I am glad that we don’t just have an empty cross up here, for it is the Jesus lifted up on the cross who will draw all people to himself. It is Jesus on the cross who reveals the face of God to us. It is Jesus on the cross who shows us the depth of God’s love and the extend to which God will go to bring salvation, precisely not through violence but through suffering.
The cross shows us that neither God’s love, nor God, nor Jesus, nor our salvation are an abstraction, a construct, because God’s love for the whole world is made visible in Jesus and made visible on the cross.
I will admit to you that I am a bit weak on the condemning part, but than I am not God, but we also know that God sent the son not to condemn but that all people would be saved through him. The cross shows us how that saving was accomplished and that is all I know.
That does not mean that I will not preach Jesus, confess Jesus, love Jesus, and follow Jesus, for I believe Jesus is God’s exact image and likeness, only that I will not proclaim or talk about condemnation.
Jesus says to the crowd, “when I am lifted up from the earth, will draw all people to myself.”
Perhaps this leaves a question, though I think there may be more than one question. But the one I am referring to now is this: If I am that convinced of the mercy and grace of God, then why would I want to tell the world about Jesus? Is it so we can get more members to help us pay the bills?

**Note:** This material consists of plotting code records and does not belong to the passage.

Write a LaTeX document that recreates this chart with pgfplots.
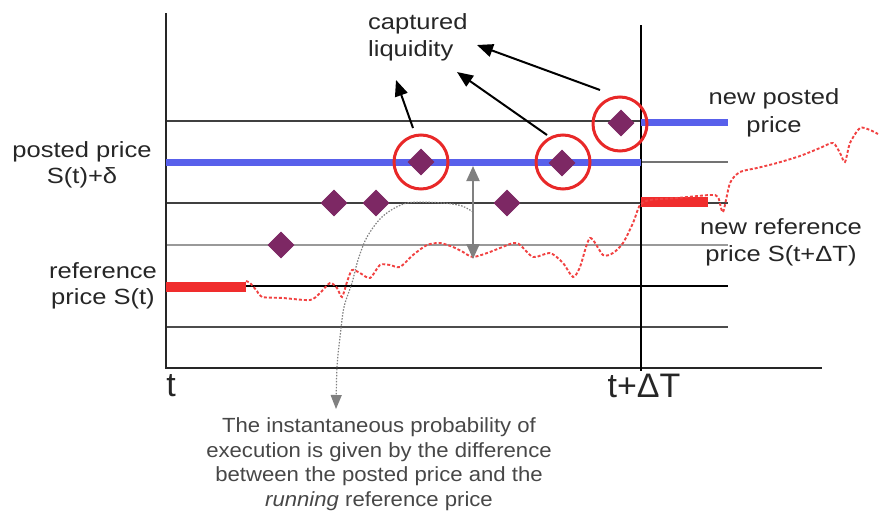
\documentclass[border=0pt]{standalone}
\usepackage{pgfplots}
\pgfplotsset{compat=1.18}
\usetikzlibrary{arrows.meta}
\usepackage{fontspec}
\setmainfont{Liberation Sans}
\newfontfamily\labfont[FakeStretch=1.16]{Liberation Sans}
\newfontfamily\botfont[FakeStretch=1.08]{Liberation Sans}
\definecolor{pblue}{RGB}{88,96,235}
\definecolor{pred}{RGB}{240,45,45}
\definecolor{cred}{RGB}{232,40,40}
\definecolor{purp}{RGB}{125,40,100}
\definecolor{agray}{RGB}{128,128,128}
\definecolor{txt}{RGB}{38,38,38}
\begin{document}
\begin{tikzpicture}
\begin{axis}[scale only axis, width=880pt, height=510pt,
  xmin=0, xmax=880, ymin=0, ymax=510, y dir=reverse,
  hide axis, clip=false]
\path (rel axis cs:0,0) rectangle (rel axis cs:1,1);
% grid lines
\addplot[black!75, line width=1.3pt] coordinates {(166,121) (641,121)};
\addplot[black!55, line width=1.3pt] coordinates {(641,162) (728,162)};
\addplot[black!75, line width=1.3pt] coordinates {(166,203) (728,203)};
\addplot[black!40, line width=1.3pt] coordinates {(166,245) (728,245)};
\addplot[black, line width=1.3pt] coordinates {(166,286) (728,286)};
\addplot[black!70, line width=1.3pt] coordinates {(166,327) (728,327)};
% axes
\addplot[black!85, line width=1.5pt] coordinates {(166,13) (166,368) (822,368)};
\addplot[black, line width=1.3pt] coordinates {(641,25) (641,371)};
% posted prices
\addplot[pblue, line width=7pt] coordinates {(166,162) (641,162)};
\addplot[pblue, line width=7pt] coordinates {(641,122) (728,122)};
% reference prices
\addplot[pred, line width=10pt] coordinates {(166,287) (246,287)};
\addplot[pred, line width=10pt] coordinates {(641,202) (708,202)};
% running reference price
\addplot[pred!90, line width=1.9pt, dash pattern=on 3pt off 2pt, smooth, tension=0.45] coordinates {
(246,281) (250,283) (257,291) (262,297) (283,298) (310,300) (320,293) (330,283)
(337,288) (342,297) (347,282) (352,270) (360,273) (370,278) (380,265) (390,265)
(400,267) (413,255) (427,245) (440,243) (453,247) (463,252) (473,257) (490,252)
(500,248) (517,243) (533,257) (550,253) (563,263) (573,277) (580,267) (590,238)
(603,255) (613,253) (623,243) (633,223) (640,205) (650,200) (677,198) (710,195)
(718,197) (723,212) (730,183) (740,172) (757,168) (777,163) (800,156) (820,148)
(833,143) (840,153) (845,162) (850,143) (860,128) (870,130) (878,134)};
% gray dotted curve
\addplot[agray, line width=1.2pt, dash pattern=on 1.5pt off 1.5pt, smooth, tension=0.5,
  -{Triangle[length=14pt,width=11pt]}] coordinates {
(473,212) (462,206) (443,203) (407,203) (383,216) (367,237) (358,260) (352,283)
(344,307) (340,337) (337,367) (336,409)};
% double arrow
\addplot[agray, line width=2pt, {Triangle[length=15pt,width=13pt]}-{Triangle[length=15pt,width=13pt]}]
  coordinates {(473,166) (473,259)};
% diamonds
\addplot[only marks, mark=square*, mark size=9.2pt, mark options={rotate=45, fill=purp, draw=purp}]
  coordinates {(281,245) (334,203) (376,203) (421,162) (507,203) (562,163) (621,123)};
% circles
\addplot[only marks, mark=o, mark size=27pt, mark options={draw=cred, line width=3pt}]
  coordinates {(421,162) (563,162) (620,124)};
% black arrows
\addplot[black, line width=2pt, -{Triangle[length=16pt,width=13pt]}] coordinates {(413,128) (396,80)};
\addplot[black, line width=2pt, -{Triangle[length=16pt,width=13pt]}] coordinates {(547,135) (457,72)};
\addplot[black, line width=2pt, -{Triangle[length=16pt,width=13pt]}] coordinates {(600,90) (477,45)};
% labels
\node[inner sep=0, anchor=west, align=left, text=txt, font=\labfont\fontsize{22}{27}\selectfont]
  at (axis cs:368,37) {captured\\liquidity};
\node[inner sep=0, align=center, text=txt, font=\labfont\fontsize{22}{25.5}\selectfont]
  at (axis cs:82,165) {posted price\\S(t)+δ};
\node[inner sep=0, align=center, text=txt, font=\labfont\fontsize{22}{26}\selectfont]
  at (axis cs:103,286) {reference\\price S(t)};
\node[inner sep=0, align=center, text=txt, font=\labfont\fontsize{22}{28}\selectfont]
  at (axis cs:774,113) {new posted\\price};
\node[inner sep=0, align=center, text=txt, font=\labfont\fontsize{22}{27}\selectfont]
  at (axis cs:781,242) {new reference\\price S(t+ΔT)};
\node[inner sep=0, text=txt, font=\fontsize{34}{34}\selectfont] at (axis cs:171,386) {t};
\node[inner sep=0, text=txt, font=\fontsize{34}{34}\selectfont] at (axis cs:644,386) {t+ΔT};
\node[inner sep=0, align=center, text=black!72, font=\botfont\fontsize{20.5}{24.5}\selectfont]
  at (axis cs:379,464) {The instantaneous probability of\\execution is given by the difference\\between the posted price and the\\\textit{running} reference price};
\end{axis}
\end{tikzpicture}
\end{document}
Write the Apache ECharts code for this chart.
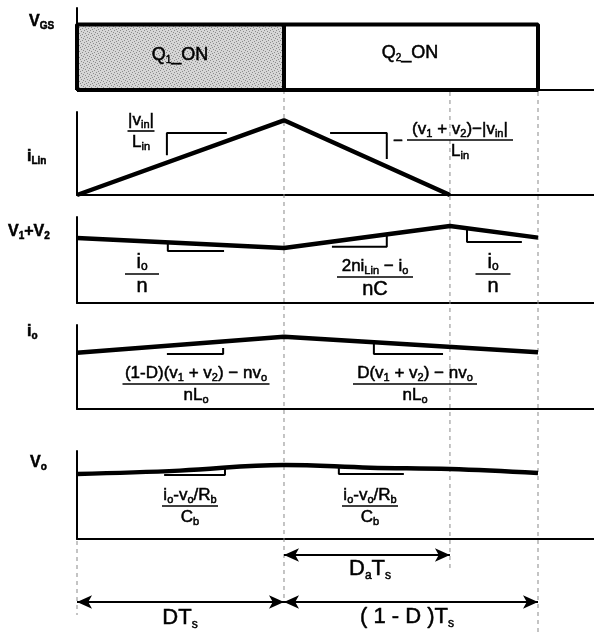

We need to keep proclaiming Jesus, because, for one, salvation is God’s call not mine or yours. Even though we trust in God’s grace and mercy, it’s not our call but God’s.
But also for the same reason that the Greeks in today’s Gospel wanted to see Jesus, though of course, we don’t really know why. But they wanted to see him. Jesus reveals himself in the encounter, he speaks of himself as the grain of wheat that must fall in the earth and die, he speaks of what it means to belong to him, and belonging to Jesus is what it is all about.
I believe in God’s future after my death, but I also believe in God’s presence now. How could I not want the whole world to live in God’s redeeming presence?!